Problem requirements>
Repeat all the material exactly; pictures stay out of your copy.
# START OF Material provided
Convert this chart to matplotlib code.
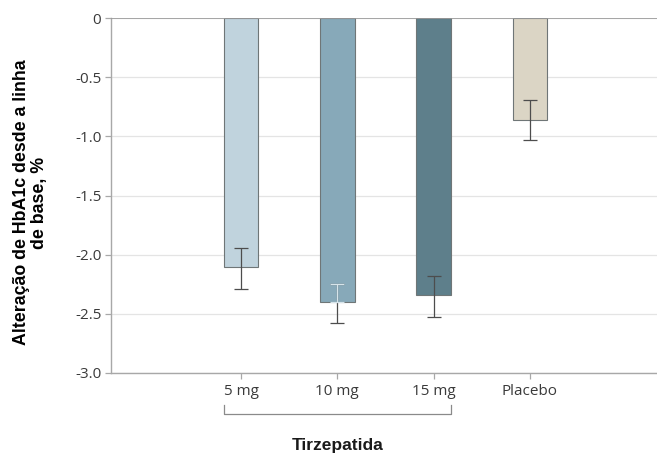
import numpy as np
import matplotlib.pyplot as plt

plt.rcParams['axes.unicode_minus'] = False

# HbA1c change from baseline, with 95% CI bounds
groups = ["5 mg", "10 mg", "15 mg", "Placebo"]
mean_change = [-2.10, -2.40, -2.34, -0.86]
ci_upper = [-1.94, -2.25, -2.18, -0.69]
ci_lower = [-2.29, -2.58, -2.53, -1.03]
bar_colors = ["#c0d3dd", "#87a9b9", "#5e7f8b", "#dbd5c5"]
y_ticks = [0, -0.5, -1.0, -1.5, -2.0, -2.5, -3.0]
y_ticklabels = ["0", "-0.5", "-1.0", "-1.5", "-2.0", "-2.5", "-3.0"]

fig = plt.figure(figsize=(6.57, 4.55), dpi=100)
ax = fig.add_axes([111 / 657, 1 - 373 / 455, 1 - 111 / 657, (373 - 18) / 455])

x = np.arange(len(groups))
width = 0.36
ax.bar(x, mean_change, width=width, color=bar_colors, edgecolor="#6f7677",
       linewidth=0.8, zorder=3)

mean = np.array(mean_change)
yerr = np.array([mean - np.array(ci_lower), np.array(ci_upper) - mean])
ax.errorbar(x, mean, yerr=yerr, fmt="none", ecolor="#4d4d4d", elinewidth=0.9,
            capsize=5, capthick=0.9, zorder=4)
# upper whisker of the 10 mg bar sits inside a mid-tone bar, drawn light
ax.errorbar([x[1]], [mean[1]], yerr=[[0], [ci_upper[1] - mean[1]]], fmt="none",
            ecolor="#d6e4ea", elinewidth=0.9, capsize=5, capthick=0.9, zorder=5)

ax.set_xlim(-1.35, 4.32)
ax.set_ylim(-3.0, 0)
ax.set_yticks(y_ticks)
ax.set_yticklabels(y_ticklabels)
ax.set_xticks(x)
ax.set_xticklabels(groups)

ax.grid(axis="y", color="#e4e4e4", linewidth=0.9, zorder=0)
ax.axhline(0, color="#9a9a9a", linewidth=1.2, zorder=5)
for side in ["top", "right"]:
    ax.spines[side].set_visible(False)
for side in ["left", "bottom"]:
    ax.spines[side].set_color("#a8a8a8")
    ax.spines[side].set_linewidth(1.0)

ax.tick_params(axis="both", colors="#a8a8a8", labelcolor="#3a3a3a",
               length=4, width=0.9, labelsize=11)
ax.tick_params(axis="x", pad=4)
ax.tick_params(axis="y", pad=3)
for lbl in ax.get_xticklabels() + ax.get_yticklabels():
    lbl.set_family("Open Sans")

ax.set_ylabel("Alteração de HbA1c desde a linha\nde base, %", fontsize=12.8,
              fontweight="bold", family="Liberation Sans", linespacing=1.1)
ax.yaxis.set_label_coords(-0.115, 0.48)

# bracket grouping the tirzepatide doses
trans = ax.get_xaxis_transform()
bx0, bx1 = x[0] - width / 2, x[2] + width / 2
ax.plot([bx0, bx0, bx1, bx1], [-0.09, -0.115, -0.115, -0.09], color="#8a8a8a",
        linewidth=0.9, transform=trans, clip_on=False)
ax.text(x[1], -0.205, "Tirzepatida", transform=trans, ha="center", va="center",
        fontsize=12.5, fontweight="bold", family="Liberation Sans", color="#1a1a1a")

fig.savefig("out.png", dpi=100)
# END OF Material provided
Final answer>
Convert this chart to matplotlib code.
import numpy as np
import matplotlib.pyplot as plt

plt.rcParams['axes.unicode_minus'] = False

# HbA1c change from baseline, with 95% CI bounds
groups = ["5 mg", "10 mg", "15 mg", "Placebo"]
mean_change = [-2.10, -2.40, -2.34, -0.86]
ci_upper = [-1.94, -2.25, -2.18, -0.69]
ci_lower = [-2.29, -2.58, -2.53, -1.03]
bar_colors = ["#c0d3dd", "#87a9b9", "#5e7f8b", "#dbd5c5"]
y_ticks = [0, -0.5, -1.0, -1.5, -2.0, -2.5, -3.0]
y_ticklabels = ["0", "-0.5", "-1.0", "-1.5", "-2.0", "-2.5", "-3.0"]

fig = plt.figure(figsize=(6.57, 4.55), dpi=100)
ax = fig.add_axes([111 / 657, 1 - 373 / 455, 1 - 111 / 657, (373 - 18) / 455])

x = np.arange(len(groups))
width = 0.36
ax.bar(x, mean_change, width=width, color=bar_colors, edgecolor="#6f7677",
       linewidth=0.8, zorder=3)

mean = np.array(mean_change)
yerr = np.array([mean - np.array(ci_lower), np.array(ci_upper) - mean])
ax.errorbar(x, mean, yerr=yerr, fmt="none", ecolor="#4d4d4d", elinewidth=0.9,
            capsize=5, capthick=0.9, zorder=4)
# upper whisker of the 10 mg bar sits inside a mid-tone bar, drawn light
ax.errorbar([x[1]], [mean[1]], yerr=[[0], [ci_upper[1] - mean[1]]], fmt="none",
            ecolor="#d6e4ea", elinewidth=0.9, capsize=5, capthick=0.9, zorder=5)

ax.set_xlim(-1.35, 4.32)
ax.set_ylim(-3.0, 0)
ax.set_yticks(y_ticks)
ax.set_yticklabels(y_ticklabels)
ax.set_xticks(x)
ax.set_xticklabels(groups)

ax.grid(axis="y", color="#e4e4e4", linewidth=0.9, zorder=0)
ax.axhline(0, color="#9a9a9a", linewidth=1.2, zorder=5)
for side in ["top", "right"]:
    ax.spines[side].set_visible(False)
for side in ["left", "bottom"]:
    ax.spines[side].set_color("#a8a8a8")
    ax.spines[side].set_linewidth(1.0)

ax.tick_params(axis="both", colors="#a8a8a8", labelcolor="#3a3a3a",
               length=4, width=0.9, labelsize=11)
ax.tick_params(axis="x", pad=4)
ax.tick_params(axis="y", pad=3)
for lbl in ax.get_xticklabels() + ax.get_yticklabels():
    lbl.set_family("Open Sans")

ax.set_ylabel("Alteração de HbA1c desde a linha\nde base, %", fontsize=12.8,
              fontweight="bold", family="Liberation Sans", linespacing=1.1)
ax.yaxis.set_label_coords(-0.115, 0.48)

# bracket grouping the tirzepatide doses
trans = ax.get_xaxis_transform()
bx0, bx1 = x[0] - width / 2, x[2] + width / 2
ax.plot([bx0, bx0, bx1, bx1], [-0.09, -0.115, -0.115, -0.09], color="#8a8a8a",
        linewidth=0.9, transform=trans, clip_on=False)
ax.text(x[1], -0.205, "Tirzepatida", transform=trans, ha="center", va="center",
        fontsize=12.5, fontweight="bold", family="Liberation Sans", color="#1a1a1a")

fig.savefig("out.png", dpi=100)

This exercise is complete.